Iranian Assassination Plot in Denmark

On Oct. 30, the Danish intelligence agency PET announced it had foiled an Iranian assassination plot on its soil against the leader of the Arab Struggle Movement for the Liberation of Ahvaz (ASMLA), a separatist group in Iran. This follows the assassination of another leader of the ASMLA in the Netherlands in November 2017 and a foiled Iranian terrorist attack targeting a Mujahedin-e-Khalq (MEK) rally in France in June. Israel’s Mossad agency reportedly helped PET find the suspect, who was extradited from Sweden on Oct. 21.

Denmark recalled its ambassador from Iran and reportedly discussed additional sanctions on Iran with other European nations on Nov. 19. 

Alleged Hezbollah terror plot in Argentina

In mid-November, Argentinian police arrested suspected operatives of the Iranian-backed terror group Hezbollah who reportedly admitted they were planning to attack Jewish targets in the country.

Authorities, acting on intelligence provided by the Israeli Mossad, arrested two brothers and a cousin in Buenos Aires, and confiscated a number of guns, as well as explosive material.

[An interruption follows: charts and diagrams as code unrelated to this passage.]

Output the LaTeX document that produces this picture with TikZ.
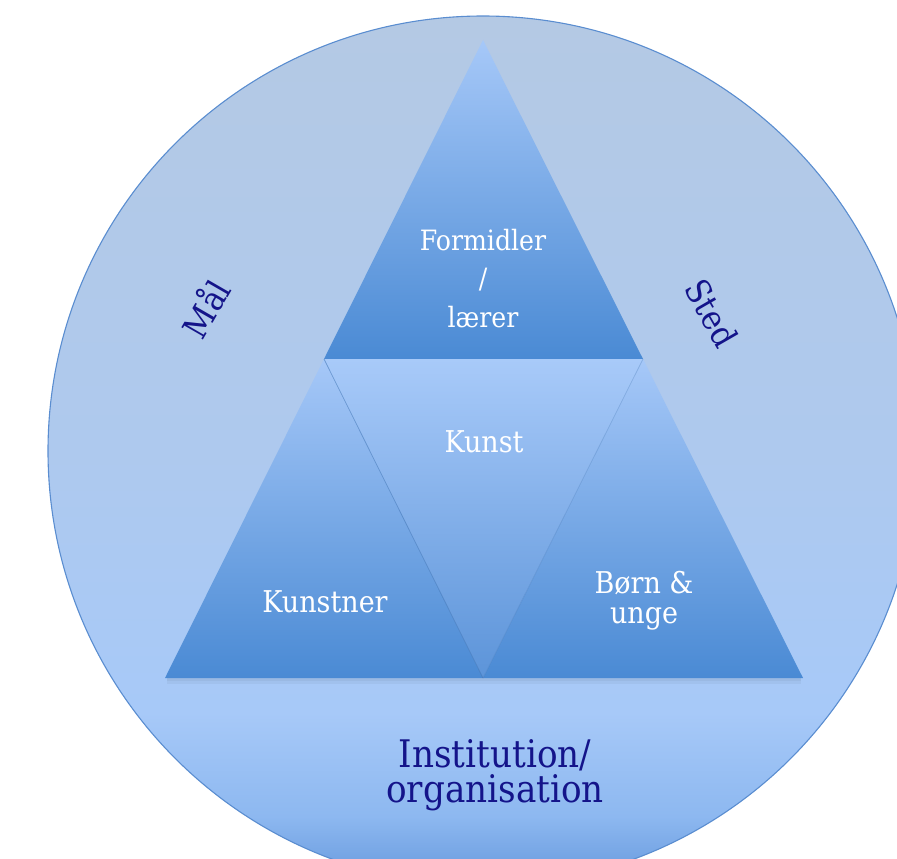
\documentclass[tikz,border=0pt]{standalone}
\usepackage{fontspec}
\setmainfont{DejaVu Serif Condensed}
\definecolor{navytext}{RGB}{20,20,138}
\definecolor{cbot}{HTML}{6497DC}
\definecolor{cmidA}{HTML}{8DB8F0}
\definecolor{cmidB}{HTML}{A7C9F8}
\definecolor{cmidC}{HTML}{AEC9EE}
\definecolor{ctop}{HTML}{B4C9E4}
\definecolor{rimcol}{HTML}{5A8DD0}
\definecolor{tritop}{HTML}{A6C8F8}
\definecolor{tribot}{HTML}{4A8AD4}
\definecolor{midtop}{HTML}{A8CAF9}
\definecolor{midbot}{HTML}{5C94D9}
\definecolor{edgecol}{HTML}{3C72B4}
\pgfdeclareverticalshading{circshade}{100bp}{color(0bp)=(cbot); color(25bp)=(cbot); color(29bp)=(cmidA); color(35bp)=(cmidB); color(50bp)=(cmidC); color(75bp)=(ctop); color(100bp)=(ctop)}
\tikzset{
  whitelabel/.style={text=white, inner sep=0pt, align=center},
  navylabel/.style={text=navytext, inner sep=0pt, align=center},
  tri/.style={top color=tritop, bottom color=tribot},
  midtri/.style={top color=midtop, bottom color=midbot},
  edgeline/.style={draw=edgecol, line width=0.7pt, opacity=0.55}
}
\begin{document}
\begin{tikzpicture}[x=1pt,y=-1pt]
\useasboundingbox (0,0) rectangle (897,859);
\clip (0,0) rectangle (897,859);
% big circle
\coordinate (O) at (483,451);
\shade[shading=circshade, draw=rimcol, line width=1.1pt] (O) circle[radius=435];
% triangle corners
\coordinate (A) at (483,40);
\coordinate (L) at (165,678);
\coordinate (R) at (803,678);
\coordinate (ML) at (324,359);
\coordinate (MR) at (643,359);
\coordinate (MB) at (483,678);
% soft shadow under base
\fill[black, opacity=0.04] (167,678) rectangle (801,684);
\fill[black, opacity=0.04] (167,678) rectangle (801,681);
% four triangles
\shade[tri] (A) -- (MR) -- (ML) -- cycle;
\shade[tri] (ML) -- (MB) -- (L) -- cycle;
\shade[tri] (MR) -- (R) -- (MB) -- cycle;
\shade[midtri] (ML) -- (MR) -- (MB) -- cycle;
\draw[edgeline] (ML) -- (MB);
\draw[edgeline, opacity=0.3] (MB) -- (MR);
% labels
\node[whitelabel, font=\fontsize{28}{38.5}\selectfont, anchor=base] (formidler) at (483,327) {Formidler\\/\\lærer};
\node[whitelabel, font=\fontsize{30}{36}\selectfont, anchor=base] (kunst) at (484,452) {Kunst};
\node[whitelabel, font=\fontsize{30}{36}\selectfont, anchor=base] (kunstner) at (325,612) {Kunstner};
\node[whitelabel, font=\fontsize{30}{30}\selectfont, anchor=base] (born) at (644,623) {Børn \&\\unge};
\node[navylabel, font=\fontsize{34}{40}\selectfont, rotate=60] (maal) at (205,308) {Mål};
\node[navylabel, font=\fontsize{34}{40}\selectfont, rotate=-60] (sted) at (712,313) {Sted};
\node[navylabel, font=\fontsize{38}{35}\selectfont, anchor=base] (inst) at (495,802) {Institution/\\organisation};
\end{tikzpicture}
\end{document}
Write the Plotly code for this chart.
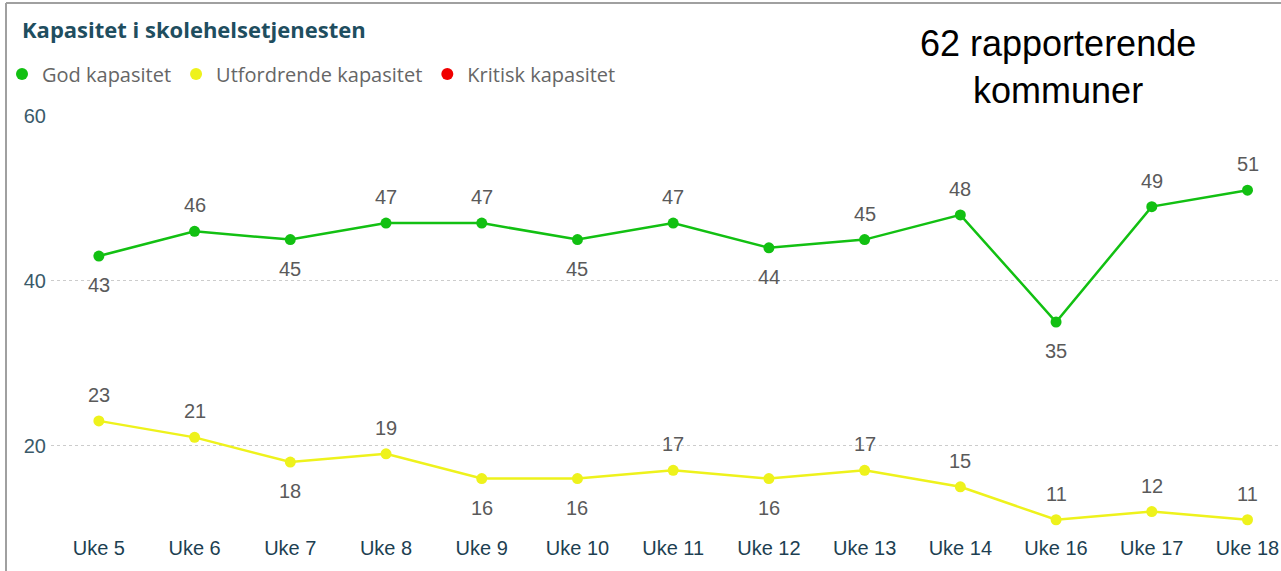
import plotly.graph_objects as go

weeks = ["Uke 5", "Uke 6", "Uke 7", "Uke 8", "Uke 9", "Uke 10", "Uke 11",
         "Uke 12", "Uke 13", "Uke 14", "Uke 16", "Uke 17", "Uke 18"]
god = [43, 46, 45, 47, 47, 45, 47, 44, 45, 48, 35, 49, 51]
utfordrende = [23, 21, 18, 19, 16, 16, 17, 16, 17, 15, 11, 12, 11]
kritisk = [None] * len(weeks)
# label placement: 1 = above, -1 = below
god_pos = [-1, 1, -1, 1, 1, -1, 1, -1, 1, 1, -1, 1, 1]
utf_pos = [1, 1, -1, 1, -1, -1, 1, -1, 1, 1, 1, 1, 1]
yticks = [20, 40, 60]

GREEN = "#12c012"
YELLOW = "#eef21c"
RED = "#f00000"

fig = go.Figure()
fig.add_trace(go.Scatter(x=weeks, y=god, mode="lines+markers", showlegend=False,
                         line=dict(color=GREEN, width=2.5),
                         marker=dict(color=GREEN, size=11)))
fig.add_trace(go.Scatter(x=weeks, y=utfordrende, mode="lines+markers", showlegend=False,
                         line=dict(color=YELLOW, width=2.5),
                         marker=dict(color=YELLOW, size=11)))
fig.add_trace(go.Scatter(x=weeks, y=kritisk, mode="lines+markers", showlegend=False,
                         line=dict(color=RED, width=2.5),
                         marker=dict(color=RED, size=11)))

# legend entries (dots only)
for name, col in [("God kapasitet", GREEN), ("Utfordrende kapasitet", YELLOW),
                  ("Kritisk kapasitet", RED)]:
    fig.add_trace(go.Scatter(x=[None], y=[None], mode="markers", name=name,
                             marker=dict(color=col, size=12)))

annotations = []
for series, pos in [(god, god_pos), (utfordrende, utf_pos)]:
    for w, v, p in zip(weeks, series, pos):
        annotations.append(dict(x=w, y=v, xref="x", yref="y", text=str(v),
                                showarrow=False, yshift=26 if p > 0 else -29,
                                font=dict(family="Liberation Sans, Arial",
                                          size=20, color="#5a5a5a")))
annotations.append(dict(xref="paper", yref="paper", x=(1058 - 51) / 1230,
                        y=(528 - 67) / 412, text="62 rapporterende<br>kommuner",
                        showarrow=False, xanchor="center", yanchor="middle",
                        font=dict(family="Liberation Sans, Arial", size=36, color="#000000")))

fig.update_layout(
    width=1281, height=571,
    margin=dict(l=51, r=0, t=116, b=43, autoexpand=False),
    paper_bgcolor="white", plot_bgcolor="white",
    title=dict(text="<b>Kapasitet i skolehelsetjenesten</b>",
               xref="container", yref="container", x=22 / 1281, xanchor="left",
               y=1 - 30 / 571, yanchor="middle",
               font=dict(family="Open Sans, Liberation Sans", size=22, color="#1f4e5f")),
    legend=dict(orientation="h", x=(2 - 51) / 1230, xanchor="left",
                y=(528 - 74) / 412, yanchor="middle",
                font=dict(family="Open Sans, Liberation Sans", size=20, color="#666666"),
                itemwidth=30, tracegroupgap=0, bgcolor="rgba(0,0,0,0)"),
    annotations=annotations,
    xaxis=dict(type="category", range=[-0.5, 12.35], showgrid=False, zeroline=False,
               showline=False, ticks="", ticklabelstandoff=6,
               tickfont=dict(family="Liberation Sans, Arial",
                             size=20, color="#1d3f52")),
    yaxis=dict(range=[10, 60], tickvals=yticks, showgrid=True, gridcolor="#cccccc",
               griddash="dot", gridwidth=1, zeroline=False, showline=False,
               ticks="", ticklabelstandoff=4,
               tickfont=dict(family="Liberation Sans, Arial",
                             size=20, color="#3a5a6a")),
    shapes=[
        dict(type="line", xref="paper", yref="paper", x0=(6 - 51) / 1230, x1=1.0,
             y0=(528 - 3) / 412, y1=(528 - 3) / 412, line=dict(color="#a0a0a0", width=2)),
        dict(type="line", xref="paper", yref="paper", x0=(6 - 51) / 1230, x1=(6 - 51) / 1230,
             y0=(528 - 3) / 412, y1=(528 - 571) / 412, line=dict(color="#a0a0a0", width=2)),
    ],
)

fig.write_html("out.html", config={"displayModeBar": False},
               post_script="document.body.style.margin='0';")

In 1994, a Hezbollah truck bomb destroyed the AMIA Jewish community centre in Buenos Aires, killing 85 people.

Israel-Gulf States ties expand

On October 26, Israeli Prime Minister Binyamin Netanyahu and several senior officials publicly visited Oman to meet with its ruler, Sultan Qaboos. It was the first such delegation since 1996. Shortly after the visit, Oman’s Foreign Minister called for Arabs states to recognise Israel. 

A couple of weeks later, Israeli Transport Minister Yisrael Katz attended a transportation conference in Oman and presented his plan for a regional railway which would connect Israel to the Persian Gulf at Muscat, passing through Jordan and Saudi Arabia.

On Oct. 28, Israel’s Sports and Culture Minister Miri Regev made the first ever public visit by an Israeli minister to the United Arab Emirates to watch the Israeli Judoka team compete in a tournament. Unlike in past sporting events in the UAE, the Israeli team was allowed to compete under its own flag, and when Israeli Sagi Muki received a gold medal, Israel’s national anthem Hatikvah was played. 

Former German concentration camp guard charged

A former SS enlisted man Johann Rehbogen, 94, went on trial in Germany on Nov. 6, accused of hundreds of counts of accessory to murder for the years he served as a guard at the Nazis’ Stutthof concentration camp. 

While Rehbogen is not linked to a specific crime, more than 60,000 people were killed at Stutthof and prosecutors argue that as a guard, he was an accessory to at least hundreds of those deaths.